Achieving Our Country: Leftist Thought in Twentieth-Century America.
Richard Rorty's Achieving Our Country; with a postcard signed by Rorty to poet Alvin Feinman laid in
Achieving Our Country: Leftist Thought in Twentieth-Century America.
RORTY, Richard.
Item Number: 120101
Cambridge: Harvard University Press, 1998.
First edition, second printing of Rorty’s treatise on the American Left in the 20th century. Octavo, original half cloth. Association copy, from the library of Alvin Feinman with an autograph postcard signed by Rorty to him laid in which reads, “Dear Alvin, Although it’s not my custom in giving you anything political in nature, I thought you might like to see this new book by your old friend. Happy Birthday Belatedly! All my love to you, R.R. Please give Debbie my love too.” The recipient, Alvin Feinman, was a renowned American poet. His influences included poets William Blake, William Wordsworth, and Percy Bysshe Shelley and philosophers Derrida, Heidegger, and Rorty himself. Fine in a near fine dust jacket. Jacket design by Annamarie McMahon.
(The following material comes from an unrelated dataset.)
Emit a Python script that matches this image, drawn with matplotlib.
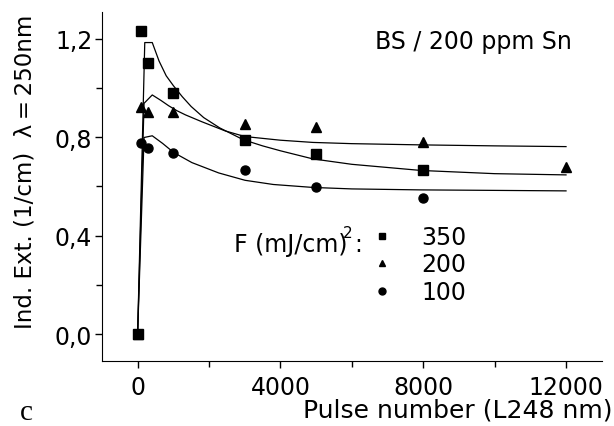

Must the sins of America's past poison its hope for the future? In Achieving Our Country, one of America's foremost philosophers argues that the American Left, withdrawing into the ivied halls of academe to rue the nation's shame, has answered yes in both word and deed. Rorty challenges this lost generation of the Left to understand the role it might play in the great tradition of democratic intellectual labor that started with writers like Walt Whitman and John Dewey.